LORETTA LYNCH, Attorney General: We need you to continue to report these incidents to local law enforcement, as well as the Justice Department, so that our career investigators and prosecutors can take action to defend your rights. We will continue to enforce our nation’s hate crimes laws to the fullest extent possible. We will continue to uphold our conviction that all men and women deserve to lead lives of safety and dignity.
JUDY WOODRUFF: Lynch pointed to a new FBI report showing a 67 percent increase in hate crimes against Muslims in 2015. She called it deeply sobering.
There’s been a surge of migrant deaths in the Mediterranean this week. The U.N.’s International Organization for Migration said today that 365 people have been lost trying to make the crossing from Libya to Italy. Hundreds of others have been rescued, after at least six incidents, mostly involving flimsy rubber rafts. U.N. officials call it a calamity in plain sight. For the year, more than 4,600 have died, up sharply from last year.

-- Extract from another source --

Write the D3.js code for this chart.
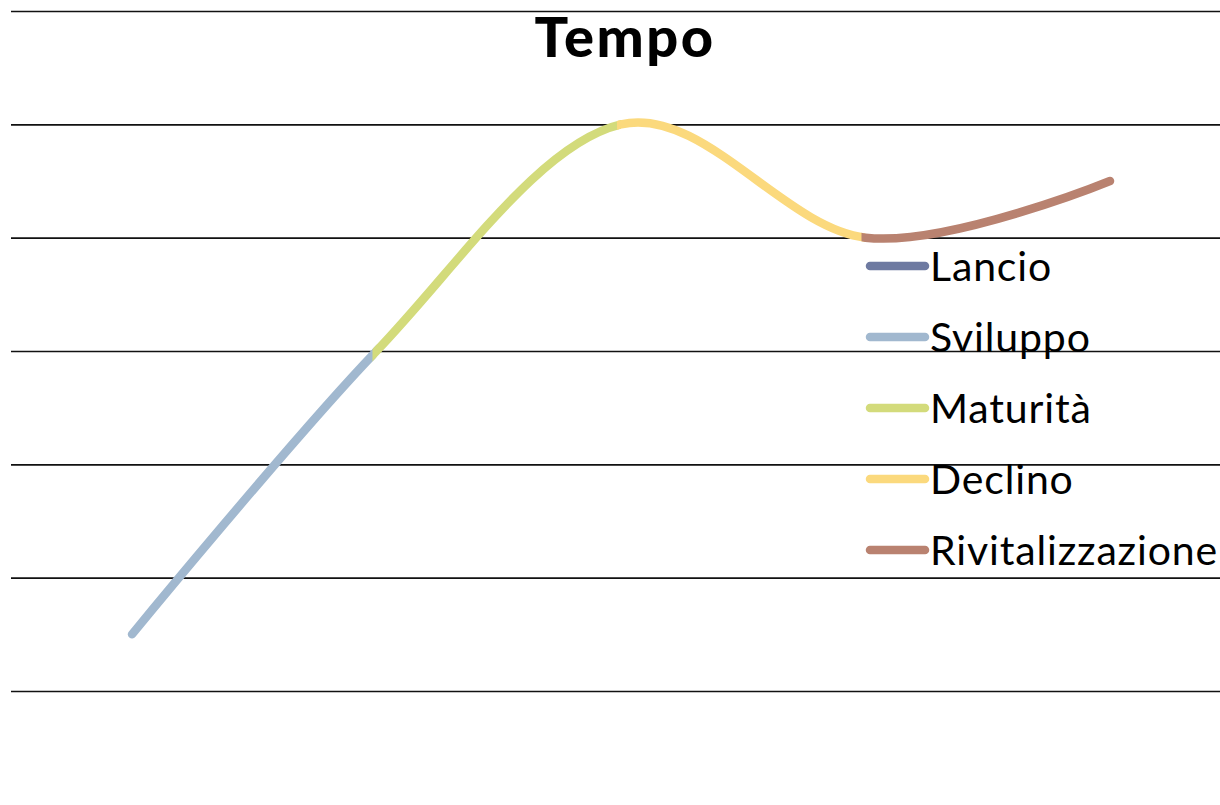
<!DOCTYPE html>
<html>
<head>
<meta charset="utf-8">
<script src="https://cdn.jsdelivr.net/npm/d3@7"></script>
<style>
  body { margin: 0; background: #fff; }
  svg { display: block; }
</style>
</head>
<body>
<script>
// categories along x (no labels shown in the chart)
var categories = ["1", "2", "3", "4", "5"];

// series values, null where the phase is not drawn
var seriesNames = ["Lancio", "Sviluppo", "Maturità", "Declino", "Rivitalizzazione"];
var lancio = [null, null, null, null, null];
var sviluppo = [0.5, 3, null, null, null];
var maturita = [null, 3, 5, null, null];
var declino = [null, null, 5, 4, null];
var rivitalizzazione = [null, null, null, 4, 4.5];
var seriesValues = [lancio, sviluppo, maturita, declino, rivitalizzazione];
var seriesColors = ["#6e7aa1", "#a1b8cf", "#d3db7b", "#fbd97d", "#b98270"];

var yTicks = [0, 1, 2, 3, 4, 5, 6];

var width = 1220;
var height = 805;

var svg = d3.select("body")
	.append("svg")
	.attr("width", width)
	.attr("height", height);

var x = d3.scalePoint()
	.domain(categories)
	.range([132, 1110]);

var y = d3.scaleLinear()
	.domain([0, 6])
	.range([691, 11]);

//horizontal gridlines
var yAxis = d3.axisLeft(y)
	.tickValues(yTicks)
	.tickSize(-(width - 11))
	.tickFormat("");

svg.append("g")
	.attr("transform", "translate(11, 0)")
	.call(yAxis)
	.call(function(g) { g.select(".domain").remove(); })
	.selectAll("line")
	.attr("stroke", "#111")
	.attr("stroke-width", 1.6);

//merge all phases into one profile so the curve stays smooth
var profile = categories.map(function(c, i) {
	var v = null;
	seriesValues.forEach(function(s) { if (s[i] != null) v = s[i]; });
	return { cat: c, value: v };
}).filter(function(d) { return d.value != null; });

var line = d3.line()
	.x(function(d) { return x(d.cat); })
	.y(function(d) { return y(d.value); })
	.curve(d3.curveCardinal.tension(0));

var sw = 8.5;
var defs = svg.append("defs");

seriesValues.forEach(function(vals, k) {
	var idx = [];
	vals.forEach(function(v, i) { if (v != null) idx.push(i); });
	if (idx.length < 2) return;
	var x0 = x(categories[idx[0]]) - (k > 1 ? 4 : sw);
	var x1 = x(categories[idx[idx.length - 1]]) + (idx[idx.length - 1] == categories.length - 1 ? sw : 0);

	defs.append("clipPath")
		.attr("id", "clip" + k)
		.append("rect")
		.attr("x", x0)
		.attr("y", 0)
		.attr("width", x1 - x0)
		.attr("height", height);

	svg.append("path")
		.datum(profile)
		.attr("d", line)
		.attr("clip-path", "url(#clip" + k + ")")
		.attr("fill", "none")
		.attr("stroke", seriesColors[k])
		.attr("stroke-width", sw)
		.attr("stroke-linecap", "round")
		.attr("stroke-linejoin", "round");
});

//title
svg.append("text")
	.attr("x", 625)
	.attr("y", 57)
	.attr("text-anchor", "middle")
	.style("font-family", "Lato, 'Open Sans', sans-serif")
	.style("font-weight", "900")
	.style("font-size", "56px")
	.style("letter-spacing", "2.5px")
	.text("Tempo");

//legend
var legend = svg.selectAll(".legend")
	.data(seriesNames)
	.enter()
	.append("g")
	.attr("class", "legend")
	.attr("transform", function(d, i) { return "translate(868, " + (266 + i * 71) + ")"; });

legend.append("line")
	.attr("x1", 2)
	.attr("x2", 57)
	.attr("stroke", function(d, i) { return seriesColors[i]; })
	.attr("stroke-width", 8.5)
	.attr("stroke-linecap", "round");

legend.append("text")
	.attr("x", 62)
	.attr("y", 15)
	.style("font-family", "Lato, 'Open Sans', sans-serif")
	.style("font-size", "41px")
	.style("letter-spacing", "0.85px")
	.text(function(d) { return d; });
</script>
</body>
</html>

The World Health Organization has declared the Zika virus is no longer an international emergency. But it said it was still working on containing the virus, calling it a long-term problem. The CDC urged pregnant women to continue to avoid traveling to areas with local Zika transmission.
The legendary Texas heart surgeon Dr. Denton Cooley has died. Cooley performed the first successful human heart transplant in the United States in 1968. And he implanted the world’s first artificial heart a year later. In all, Cooley performed some 65,000 open-heart surgeries over four decades. Denton Cooley was 96 years old.
In economic news: Volkswagen announced plans to cut 30,000 jobs worldwide, as it tries to recover from an emissions cheating scandal; 23,000 of the jobs will be in Germany. Volkswagen says it expects to save more than $4 billion in the restructuring. The company also said it’s adding 9,000 jobs to work on electric-powered cars.
Stocks closed lower on Wall Street today, led by losses in the health care sector. The Dow Jones industrial average lost nearly 36 points to close under 18868. The Nasdaq fell 12, and the S&P 500 slipped five. For the week, the Dow gained a faction of a percent, and both the Nasdaq and the S&P 500 rose around 1 percent.